Brian was an outstanding field geologist and superb metamorphic petrologist who was keen to exploit the new tools for the analysis of minerals under the microscope.  His scientific output was phenomenal with over 300 papers in refereed journals and books widely used by students and researchers. Early in his career he wrote some widely quoted key papers on the Precambrian as well as his edited volume The Early History of the Earth (1976) and his book The Evolving Continents (1977) incorporating the ideas from the Plate Tectonic Hypothesis. He was frequently invited to speak as well as to organise international scientific meetings. 

He supervised more than 50 research students and postdocs from many countries to work on mountain belts in Greenland, Scotland, Africa, India, Siberia, Mongolia, the Cordilleran Batholiths, the Himalayas and Karakoram, northeast China, Madagascar, and Tien Shan.

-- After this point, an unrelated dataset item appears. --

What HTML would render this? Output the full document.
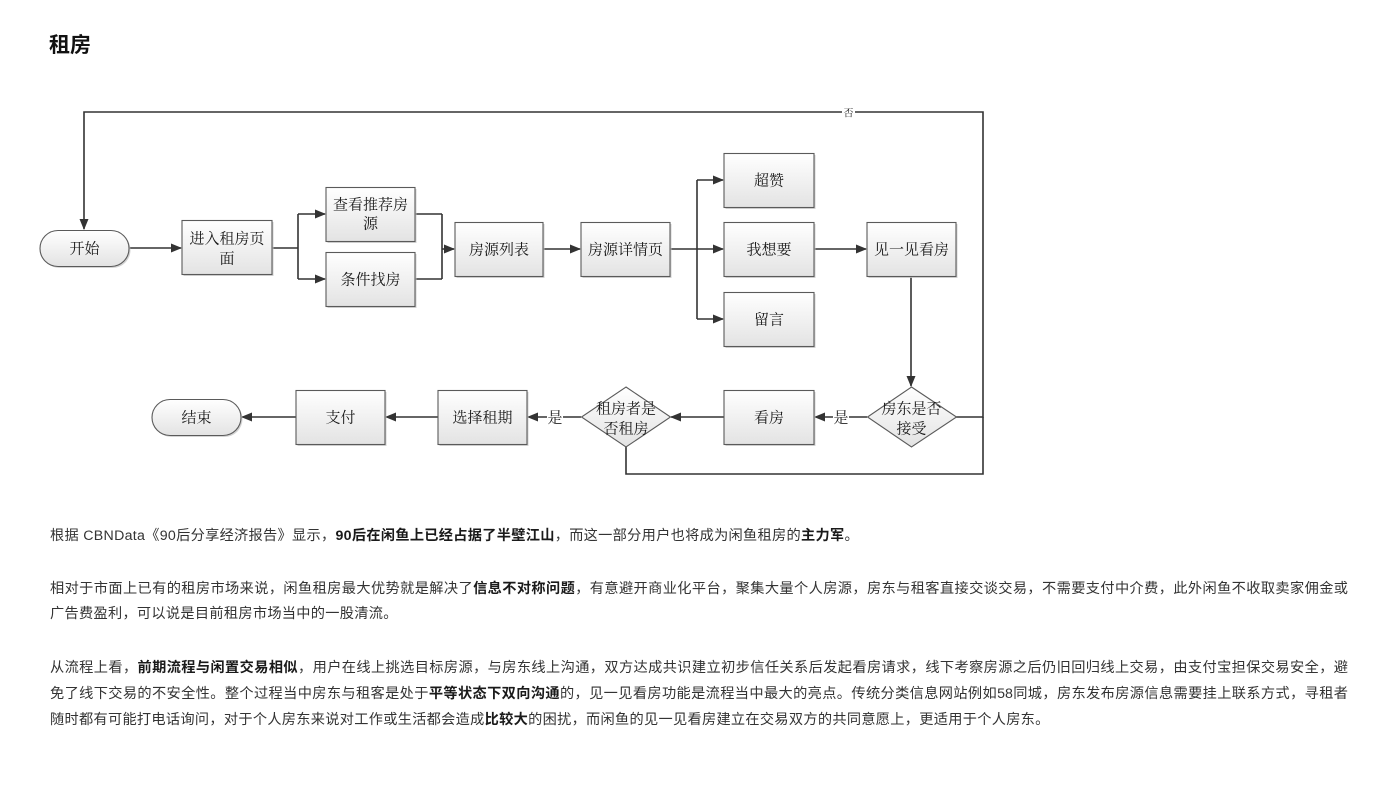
<!DOCTYPE html>
<html>
<head>
<meta charset="utf-8">
<style>
  html,body{margin:0;padding:0;background:#fff;}
  body{width:1400px;height:787px;position:relative;overflow:hidden;}
  .title{position:absolute;left:49px;top:32px;font-family:"Liberation Sans","Noto Sans CJK SC",sans-serif;font-size:21px;font-weight:bold;color:#111;line-height:28px;}
  svg{position:absolute;left:0;top:0;}
  .ln{position:absolute;left:50px;width:1298px;height:26px;line-height:26px;font-family:"Liberation Sans","Noto Sans CJK SC",sans-serif;font-size:14.2px;color:#333;white-space:nowrap;overflow:visible;letter-spacing:0.3px;}
  .j{text-align:justify;text-align-last:justify;white-space:normal;letter-spacing:0;}
  .ln b{color:#1a1a1a;font-weight:bold;}
  .dt{font-family:"Noto Serif CJK SC","Liberation Serif",serif;}
</style>
</head>
<body>
<div class="title">租房</div>

<svg width="1400" height="787" viewBox="0 0 1400 787" xmlns="http://www.w3.org/2000/svg">
  <defs>
    <linearGradient id="g" x1="0" y1="0" x2="0" y2="1">
      <stop offset="0" stop-color="#ffffff"/>
      <stop offset="1" stop-color="#e3e3e3"/>
    </linearGradient>
    <marker id="a" markerUnits="userSpaceOnUse" markerWidth="11" markerHeight="9" refX="10" refY="4.5" orient="auto">
      <path d="M0,0 L11,4.5 L0,9 z" fill="#333"/>
    </marker>
  </defs>

  <g stroke="#333" stroke-width="1.6" fill="none">
    <polyline points="956,417 983,417 983,112 84,112 84,229" marker-end="url(#a)"/>
    <polyline points="626,447 626,474 983,474 983,417"/>
    <line x1="129" y1="248" x2="181" y2="248" marker-end="url(#a)"/>
    <line x1="272" y1="248" x2="298" y2="248"/>
    <line x1="298" y1="214" x2="298" y2="279"/>
    <line x1="298" y1="214" x2="325" y2="214" marker-end="url(#a)"/>
    <line x1="298" y1="279" x2="325" y2="279" marker-end="url(#a)"/>
    <line x1="415" y1="214" x2="442" y2="214"/>
    <line x1="415" y1="279" x2="442" y2="279"/>
    <line x1="442" y1="214" x2="442" y2="279"/>
    <line x1="442" y1="249" x2="454" y2="249" marker-end="url(#a)"/>
    <line x1="543" y1="249" x2="580" y2="249" marker-end="url(#a)"/>
    <line x1="670" y1="249" x2="697" y2="249"/>
    <line x1="697" y1="180" x2="697" y2="319"/>
    <line x1="697" y1="180" x2="723" y2="180" marker-end="url(#a)"/>
    <line x1="697" y1="249" x2="723" y2="249" marker-end="url(#a)"/>
    <line x1="697" y1="319" x2="723" y2="319" marker-end="url(#a)"/>
    <line x1="814" y1="249" x2="866" y2="249" marker-end="url(#a)"/>
    <line x1="911" y1="276" x2="911" y2="386" marker-end="url(#a)"/>
    <line x1="867" y1="417" x2="815" y2="417" marker-end="url(#a)"/>
    <line x1="724" y1="417" x2="671" y2="417" marker-end="url(#a)"/>
    <line x1="581" y1="417" x2="528" y2="417" marker-end="url(#a)"/>
    <line x1="438" y1="417" x2="386" y2="417" marker-end="url(#a)"/>
    <line x1="296" y1="417" x2="242" y2="417" marker-end="url(#a)"/>
  </g>

  <rect x="842" y="105" width="13" height="13" fill="#fff"/>
  <text class="dt" x="848.5" y="112" font-size="10" fill="#222" text-anchor="middle" dominant-baseline="central">否</text>
  <rect x="833" y="409" width="16" height="16" fill="#fff"/>
  <text class="dt" x="841" y="417" font-size="15" fill="#222" text-anchor="middle" dominant-baseline="central">是</text>
  <rect x="547" y="409" width="16" height="16" fill="#fff"/>
  <text class="dt" x="555" y="417" font-size="15" fill="#222" text-anchor="middle" dominant-baseline="central">是</text>

  <g stroke="#5a5a5a" stroke-width="1.1" fill="url(#g)">
    <g fill="#c8c8c8" stroke="none" opacity="0.8">
      <rect x="41.5" y="232" width="89" height="36" rx="18"/>
      <rect x="153.5" y="401" width="89" height="36" rx="18"/>
      <rect x="183.5" y="222" width="90" height="54"/>
      <rect x="327.5" y="189" width="89" height="54"/>
      <rect x="327.5" y="254" width="89" height="54"/>
      <rect x="456.5" y="224" width="88" height="54"/>
      <rect x="582.5" y="224" width="89" height="54"/>
      <rect x="725.5" y="155" width="90" height="54"/>
      <rect x="725.5" y="224" width="90" height="54"/>
      <rect x="725.5" y="294" width="90" height="54"/>
      <rect x="868.5" y="224" width="89" height="54"/>
      <rect x="725.5" y="392" width="90" height="54"/>
      <rect x="439.5" y="392" width="89" height="54"/>
      <rect x="297.5" y="392" width="89" height="54"/>
    </g>
    <rect x="40" y="230.5" width="89" height="36" rx="18"/>
    <rect x="152" y="399.5" width="89" height="36" rx="18"/>
    <rect x="182" y="220.5" width="90" height="54"/>
    <rect x="326" y="187.5" width="89" height="54"/>
    <rect x="326" y="252.5" width="89" height="54"/>
    <rect x="455" y="222.5" width="88" height="54"/>
    <rect x="581" y="222.5" width="89" height="54"/>
    <rect x="724" y="153.5" width="90" height="54"/>
    <rect x="724" y="222.5" width="90" height="54"/>
    <rect x="724" y="292.5" width="90" height="54"/>
    <rect x="867" y="222.5" width="89" height="54"/>
    <rect x="724" y="390.5" width="90" height="54"/>
    <rect x="438" y="390.5" width="89" height="54"/>
    <rect x="296" y="390.5" width="89" height="54"/>
    <polygon points="911.5,387 956.5,417 911.5,447 867.5,417"/>
    <polygon points="626,387 670.5,417 626,447 581.5,417"/>
  </g>

  <g class="dt" font-size="15" fill="#1a1a1a" text-anchor="middle" dominant-baseline="central">
    <text x="84.5" y="248">开始</text>
    <text x="196.5" y="417">结束</text>
    <text x="227" y="238">进入租房页</text>
    <text x="227" y="258">面</text>
    <text x="370.5" y="204">查看推荐房</text>
    <text x="370.5" y="223">源</text>
    <text x="370.5" y="279">条件找房</text>
    <text x="499" y="249">房源列表</text>
    <text x="625.5" y="249">房源详情页</text>
    <text x="769" y="180">超赞</text>
    <text x="769" y="249">我想要</text>
    <text x="769" y="319">留言</text>
    <text x="911.5" y="249">见一见看房</text>
    <text x="911.5" y="408">房东是否</text>
    <text x="911.5" y="428">接受</text>
    <text x="769" y="417">看房</text>
    <text x="626" y="408">租房者是</text>
    <text x="626" y="428">否租房</text>
    <text x="482.5" y="417">选择租期</text>
    <text x="340.5" y="417">支付</text>
  </g>
</svg>

<div class="ln" style="top:523px;">根据 CBNData《90后分享经济报告》显示，<b>90后在闲鱼上已经占据了半壁江山</b>，而这一部分用户也将成为闲鱼租房的<b>主力军</b>。</div>

<div class="ln j" style="top:576px;">相对于市面上已有的租房市场来说，闲鱼租房最大优势就是解决了<b>信息不对称问题</b>，有意避开商业化平台，聚集大量个人房源，房东与租客直接交谈交易，不需要支付中介费，此外闲鱼不收取卖家佣金或</div>
<div class="ln" style="top:601px;">广告费盈利，可以说是目前租房市场当中的一股清流。</div>

<div class="ln j" style="top:655px;">从流程上看，<b>前期流程与闲置交易相似</b>，用户在线上挑选目标房源，与房东线上沟通，双方达成共识建立初步信任关系后发起看房请求，线下考察房源之后仍旧回归线上交易，由支付宝担保交易安全，避</div>
<div class="ln j" style="top:681px;">免了线下交易的不安全性。整个过程当中房东与租客是处于<b>平等状态下双向沟通</b>的，见一见看房功能是流程当中最大的亮点。传统分类信息网站例如58同城，房东发布房源信息需要挂上联系方式，寻租者</div>
<div class="ln" style="top:707px;">随时都有可能打电话询问，对于个人房东来说对工作或生活都会造成<b>比较大</b>的困扰，而闲鱼的见一见看房建立在交易双方的共同意愿上，更适用于个人房东。</div>

</body>
</html>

He held grants totalling over £1 million for field projects and equipment 

He served the international community with distinction as a member of committees and Councils as well as his inspirational research leadership. He also served his University well as Head of Department and a member of its Boards and committees. 

Awards and Honours

  • Lyell Fund, Geological Society of London 1975
  • Bigsby Medal, Geological Society of London 1977
  • Murchison Medal, Geological Society of London 1985
  • Bronze Medal, University of Helsinki, Finland 1991
  • Foreign Fellow, Pakistan Academy of Sciences 2008
  • Honorary Fellow,  Geological Society of America 2015
  • Festschrift 1. Geol. Soc., London, Sp. Publ. 338. 2010
  • (The Evolving Continents: Understanding the Processes of Continental Growth)
  • Festschrift 2. Tectonophysics, special issue 2015

Brian dedicated his books to his wife Judith who survives him. She was his lifelong companion and an enthusiastic supporter of his work.